Gather up every line from the entries below that uses the word "image".

**Records shown**
Start

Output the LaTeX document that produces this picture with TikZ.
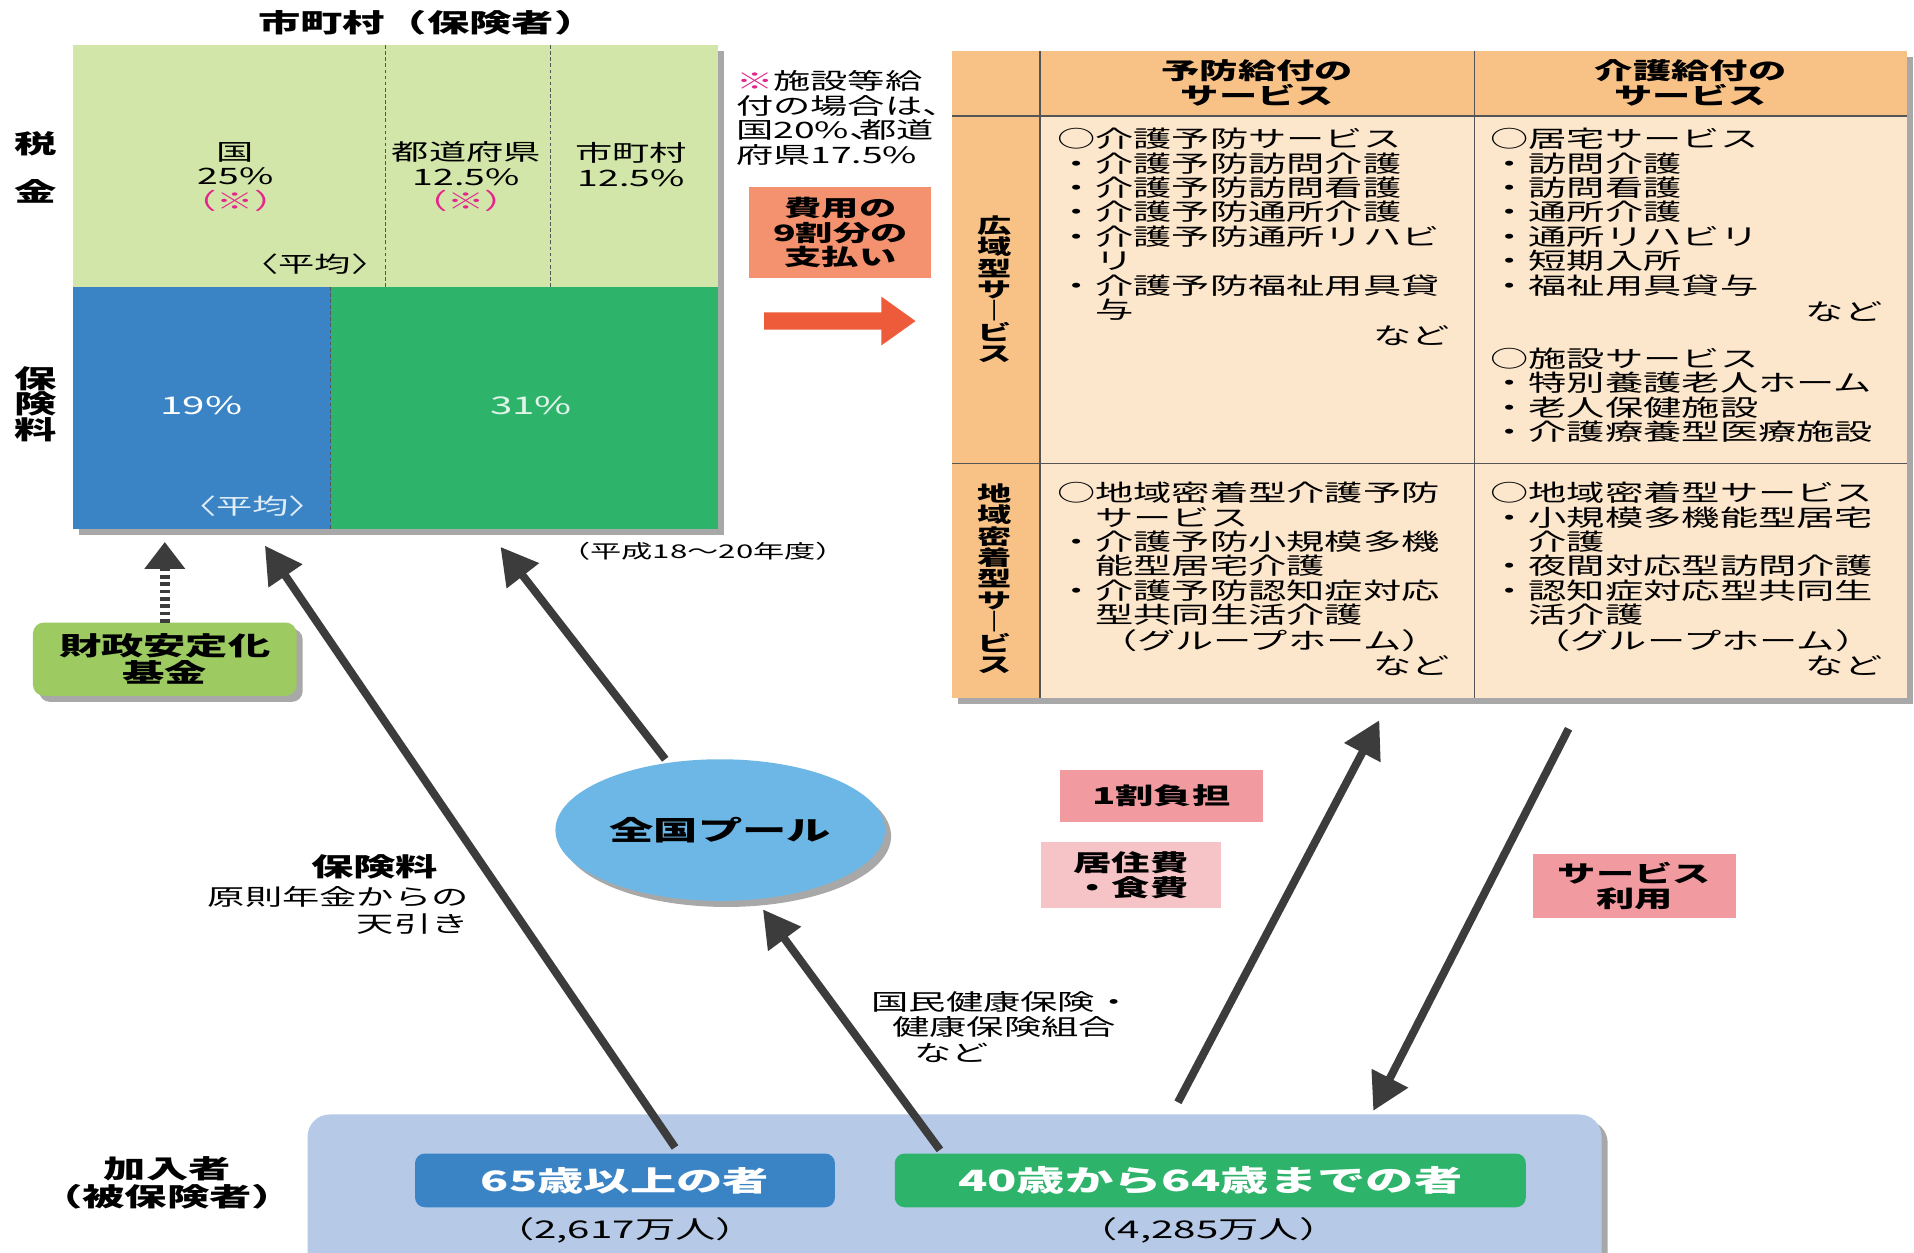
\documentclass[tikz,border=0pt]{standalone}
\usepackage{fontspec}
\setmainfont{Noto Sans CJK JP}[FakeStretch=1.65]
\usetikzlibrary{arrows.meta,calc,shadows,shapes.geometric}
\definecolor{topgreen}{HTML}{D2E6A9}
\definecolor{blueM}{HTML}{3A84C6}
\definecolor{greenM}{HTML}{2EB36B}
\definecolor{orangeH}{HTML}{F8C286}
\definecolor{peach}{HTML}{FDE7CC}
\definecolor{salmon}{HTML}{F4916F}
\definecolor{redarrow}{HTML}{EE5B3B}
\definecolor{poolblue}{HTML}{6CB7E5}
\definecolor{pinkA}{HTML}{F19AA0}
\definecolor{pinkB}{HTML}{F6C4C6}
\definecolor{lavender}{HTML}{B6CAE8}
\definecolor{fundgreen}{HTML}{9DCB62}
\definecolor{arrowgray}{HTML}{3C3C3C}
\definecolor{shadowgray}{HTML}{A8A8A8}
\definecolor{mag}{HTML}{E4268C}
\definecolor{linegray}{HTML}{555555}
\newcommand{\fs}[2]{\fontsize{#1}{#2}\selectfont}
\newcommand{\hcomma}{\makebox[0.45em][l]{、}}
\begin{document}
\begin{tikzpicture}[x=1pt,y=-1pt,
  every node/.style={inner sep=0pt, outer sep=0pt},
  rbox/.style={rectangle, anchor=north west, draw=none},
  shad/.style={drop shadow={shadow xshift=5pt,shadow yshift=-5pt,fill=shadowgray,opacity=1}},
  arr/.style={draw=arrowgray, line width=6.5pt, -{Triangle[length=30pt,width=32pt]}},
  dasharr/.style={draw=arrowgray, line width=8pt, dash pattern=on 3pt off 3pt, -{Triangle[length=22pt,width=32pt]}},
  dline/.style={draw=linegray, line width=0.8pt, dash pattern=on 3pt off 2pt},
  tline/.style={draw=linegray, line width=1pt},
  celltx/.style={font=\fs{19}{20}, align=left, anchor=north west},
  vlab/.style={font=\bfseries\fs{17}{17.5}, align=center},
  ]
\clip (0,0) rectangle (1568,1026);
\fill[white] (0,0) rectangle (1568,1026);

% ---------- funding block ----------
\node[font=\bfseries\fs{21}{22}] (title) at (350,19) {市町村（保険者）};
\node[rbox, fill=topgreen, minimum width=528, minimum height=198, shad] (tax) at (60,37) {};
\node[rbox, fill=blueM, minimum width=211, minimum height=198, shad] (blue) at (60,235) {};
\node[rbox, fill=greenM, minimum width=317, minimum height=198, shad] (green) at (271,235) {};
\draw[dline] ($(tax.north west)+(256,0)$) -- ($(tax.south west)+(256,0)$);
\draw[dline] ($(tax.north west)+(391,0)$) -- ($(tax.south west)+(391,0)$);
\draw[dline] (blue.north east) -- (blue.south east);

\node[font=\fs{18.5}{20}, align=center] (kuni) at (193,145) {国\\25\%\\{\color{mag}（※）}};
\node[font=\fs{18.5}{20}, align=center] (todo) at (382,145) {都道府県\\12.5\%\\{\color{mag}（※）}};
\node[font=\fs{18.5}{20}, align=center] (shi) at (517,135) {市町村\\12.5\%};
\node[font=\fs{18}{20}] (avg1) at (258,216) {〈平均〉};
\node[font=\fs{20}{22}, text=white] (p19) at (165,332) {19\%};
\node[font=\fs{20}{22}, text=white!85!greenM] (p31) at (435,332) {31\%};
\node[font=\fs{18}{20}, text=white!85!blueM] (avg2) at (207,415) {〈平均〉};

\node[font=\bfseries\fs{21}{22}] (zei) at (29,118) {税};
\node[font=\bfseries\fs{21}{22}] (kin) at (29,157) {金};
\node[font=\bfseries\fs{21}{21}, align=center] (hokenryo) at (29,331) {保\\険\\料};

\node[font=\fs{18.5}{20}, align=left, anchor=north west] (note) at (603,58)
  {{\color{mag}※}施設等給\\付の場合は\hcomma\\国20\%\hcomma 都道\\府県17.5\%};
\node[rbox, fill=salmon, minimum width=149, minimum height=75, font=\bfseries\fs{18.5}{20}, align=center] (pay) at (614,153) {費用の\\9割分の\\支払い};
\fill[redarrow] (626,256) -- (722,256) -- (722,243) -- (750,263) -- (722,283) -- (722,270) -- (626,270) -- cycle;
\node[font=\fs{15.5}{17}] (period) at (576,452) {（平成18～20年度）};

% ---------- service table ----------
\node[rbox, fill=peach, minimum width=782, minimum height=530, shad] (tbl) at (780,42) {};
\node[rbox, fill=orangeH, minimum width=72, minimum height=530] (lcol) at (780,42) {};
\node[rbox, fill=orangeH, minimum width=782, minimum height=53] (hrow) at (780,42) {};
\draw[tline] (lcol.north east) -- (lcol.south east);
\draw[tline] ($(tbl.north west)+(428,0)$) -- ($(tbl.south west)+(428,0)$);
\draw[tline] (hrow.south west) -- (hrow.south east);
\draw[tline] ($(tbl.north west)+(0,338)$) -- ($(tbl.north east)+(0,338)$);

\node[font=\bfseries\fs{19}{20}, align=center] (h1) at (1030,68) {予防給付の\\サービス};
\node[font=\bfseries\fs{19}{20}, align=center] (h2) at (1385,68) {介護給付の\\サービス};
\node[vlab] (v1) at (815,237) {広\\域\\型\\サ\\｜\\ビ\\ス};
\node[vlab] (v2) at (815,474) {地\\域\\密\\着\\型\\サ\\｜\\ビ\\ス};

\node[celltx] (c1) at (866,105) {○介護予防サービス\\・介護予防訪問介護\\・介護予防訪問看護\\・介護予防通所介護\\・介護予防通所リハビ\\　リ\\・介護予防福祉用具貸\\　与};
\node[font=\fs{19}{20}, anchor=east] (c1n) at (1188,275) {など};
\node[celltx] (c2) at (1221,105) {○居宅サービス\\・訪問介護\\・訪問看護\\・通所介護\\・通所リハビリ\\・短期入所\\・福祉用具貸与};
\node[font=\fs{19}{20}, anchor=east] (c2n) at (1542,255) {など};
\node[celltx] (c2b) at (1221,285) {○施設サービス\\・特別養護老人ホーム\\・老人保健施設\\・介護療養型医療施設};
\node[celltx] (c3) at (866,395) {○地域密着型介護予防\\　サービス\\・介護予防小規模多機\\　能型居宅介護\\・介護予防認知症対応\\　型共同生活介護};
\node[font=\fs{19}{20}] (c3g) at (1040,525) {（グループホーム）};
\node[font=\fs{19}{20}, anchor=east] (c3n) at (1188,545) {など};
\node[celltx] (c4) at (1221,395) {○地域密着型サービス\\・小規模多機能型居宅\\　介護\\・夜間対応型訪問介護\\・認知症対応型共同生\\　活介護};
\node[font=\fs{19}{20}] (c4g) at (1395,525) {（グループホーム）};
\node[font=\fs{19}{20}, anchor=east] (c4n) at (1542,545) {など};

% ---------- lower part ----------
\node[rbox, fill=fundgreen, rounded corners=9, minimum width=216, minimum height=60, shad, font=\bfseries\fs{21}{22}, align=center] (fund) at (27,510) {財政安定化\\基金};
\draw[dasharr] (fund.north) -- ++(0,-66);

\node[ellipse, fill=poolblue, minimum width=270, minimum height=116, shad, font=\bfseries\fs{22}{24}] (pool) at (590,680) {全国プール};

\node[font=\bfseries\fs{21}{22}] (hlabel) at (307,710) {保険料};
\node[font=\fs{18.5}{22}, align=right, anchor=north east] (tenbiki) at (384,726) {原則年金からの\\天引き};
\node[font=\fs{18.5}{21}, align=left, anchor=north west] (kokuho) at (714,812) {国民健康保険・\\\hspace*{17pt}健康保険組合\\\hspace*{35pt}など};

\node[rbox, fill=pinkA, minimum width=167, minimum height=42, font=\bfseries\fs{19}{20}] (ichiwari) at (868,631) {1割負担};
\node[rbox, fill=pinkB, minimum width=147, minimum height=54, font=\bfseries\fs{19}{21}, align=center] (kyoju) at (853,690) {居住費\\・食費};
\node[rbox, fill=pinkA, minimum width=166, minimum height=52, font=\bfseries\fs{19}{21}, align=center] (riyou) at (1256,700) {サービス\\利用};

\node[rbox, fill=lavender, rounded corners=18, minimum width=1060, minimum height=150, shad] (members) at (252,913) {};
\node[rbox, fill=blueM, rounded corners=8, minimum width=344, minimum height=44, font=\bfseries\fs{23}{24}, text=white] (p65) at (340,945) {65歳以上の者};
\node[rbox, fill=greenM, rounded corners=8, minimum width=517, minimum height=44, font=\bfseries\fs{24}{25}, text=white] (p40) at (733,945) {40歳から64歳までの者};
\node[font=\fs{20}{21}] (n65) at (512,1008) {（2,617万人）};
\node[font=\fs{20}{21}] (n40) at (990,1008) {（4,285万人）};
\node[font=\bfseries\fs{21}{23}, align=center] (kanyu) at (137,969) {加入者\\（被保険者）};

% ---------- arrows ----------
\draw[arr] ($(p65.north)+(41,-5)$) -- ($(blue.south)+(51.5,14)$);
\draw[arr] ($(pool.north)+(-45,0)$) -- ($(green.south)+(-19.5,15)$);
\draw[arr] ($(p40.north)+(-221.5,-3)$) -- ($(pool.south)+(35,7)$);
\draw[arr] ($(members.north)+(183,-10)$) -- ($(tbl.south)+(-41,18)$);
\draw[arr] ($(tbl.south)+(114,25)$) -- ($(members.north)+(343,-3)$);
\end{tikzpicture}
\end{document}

End
Start

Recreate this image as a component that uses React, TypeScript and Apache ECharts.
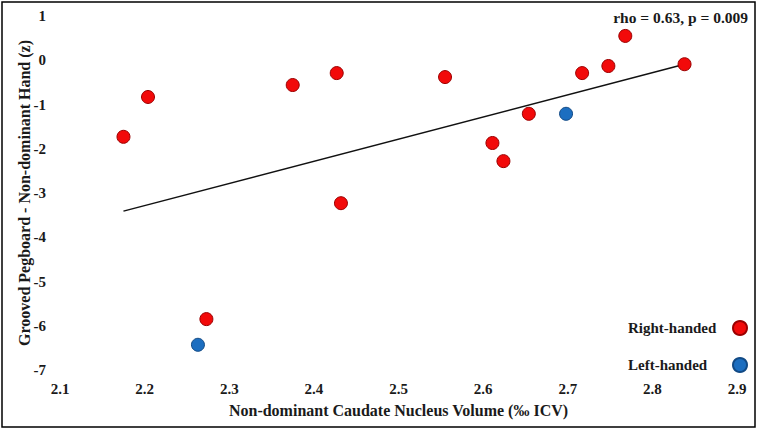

End
Start

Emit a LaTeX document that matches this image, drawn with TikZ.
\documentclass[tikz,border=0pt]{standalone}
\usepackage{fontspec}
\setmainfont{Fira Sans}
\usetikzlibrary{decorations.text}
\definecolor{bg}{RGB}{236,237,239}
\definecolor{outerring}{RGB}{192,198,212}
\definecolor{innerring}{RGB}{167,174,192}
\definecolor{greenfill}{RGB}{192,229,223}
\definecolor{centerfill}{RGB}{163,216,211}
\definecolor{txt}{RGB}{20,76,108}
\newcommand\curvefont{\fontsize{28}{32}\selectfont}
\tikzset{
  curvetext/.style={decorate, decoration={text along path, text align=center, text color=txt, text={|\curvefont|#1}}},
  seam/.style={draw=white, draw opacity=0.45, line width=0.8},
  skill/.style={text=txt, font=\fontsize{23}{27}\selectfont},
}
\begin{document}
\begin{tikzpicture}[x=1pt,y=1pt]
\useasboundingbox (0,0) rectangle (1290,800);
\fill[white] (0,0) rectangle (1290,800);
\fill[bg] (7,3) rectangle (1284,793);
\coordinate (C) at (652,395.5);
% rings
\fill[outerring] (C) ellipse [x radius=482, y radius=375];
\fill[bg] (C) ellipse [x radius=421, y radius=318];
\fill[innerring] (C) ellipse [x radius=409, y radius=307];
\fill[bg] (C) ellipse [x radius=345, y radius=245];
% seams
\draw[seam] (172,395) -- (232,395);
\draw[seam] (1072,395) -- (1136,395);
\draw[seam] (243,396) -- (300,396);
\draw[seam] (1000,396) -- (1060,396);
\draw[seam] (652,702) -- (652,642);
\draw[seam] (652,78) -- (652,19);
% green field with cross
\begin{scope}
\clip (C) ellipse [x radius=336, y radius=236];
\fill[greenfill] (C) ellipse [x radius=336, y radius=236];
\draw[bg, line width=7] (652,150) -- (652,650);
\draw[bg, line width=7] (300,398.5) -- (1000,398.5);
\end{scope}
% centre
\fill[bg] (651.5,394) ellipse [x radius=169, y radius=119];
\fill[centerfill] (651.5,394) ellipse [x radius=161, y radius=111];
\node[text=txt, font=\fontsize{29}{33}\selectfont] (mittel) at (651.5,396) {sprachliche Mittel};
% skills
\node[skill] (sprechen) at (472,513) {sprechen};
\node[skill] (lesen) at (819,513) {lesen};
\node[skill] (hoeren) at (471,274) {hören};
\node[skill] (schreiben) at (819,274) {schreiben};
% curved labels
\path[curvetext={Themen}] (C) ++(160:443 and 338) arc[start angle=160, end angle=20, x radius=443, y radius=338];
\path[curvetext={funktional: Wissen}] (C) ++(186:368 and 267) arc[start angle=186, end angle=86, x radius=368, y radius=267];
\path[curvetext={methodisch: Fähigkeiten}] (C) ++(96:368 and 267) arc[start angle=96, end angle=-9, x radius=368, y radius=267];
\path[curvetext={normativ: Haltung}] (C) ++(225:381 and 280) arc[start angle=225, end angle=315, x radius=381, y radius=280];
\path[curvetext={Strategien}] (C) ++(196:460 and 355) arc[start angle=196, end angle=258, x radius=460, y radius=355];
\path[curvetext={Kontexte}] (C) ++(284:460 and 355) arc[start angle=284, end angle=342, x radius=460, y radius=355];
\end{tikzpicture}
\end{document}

End

**Answer to the task**
Recreate this image as a component that uses React, TypeScript and Apache ECharts.
Emit a LaTeX document that matches this image, drawn with TikZ.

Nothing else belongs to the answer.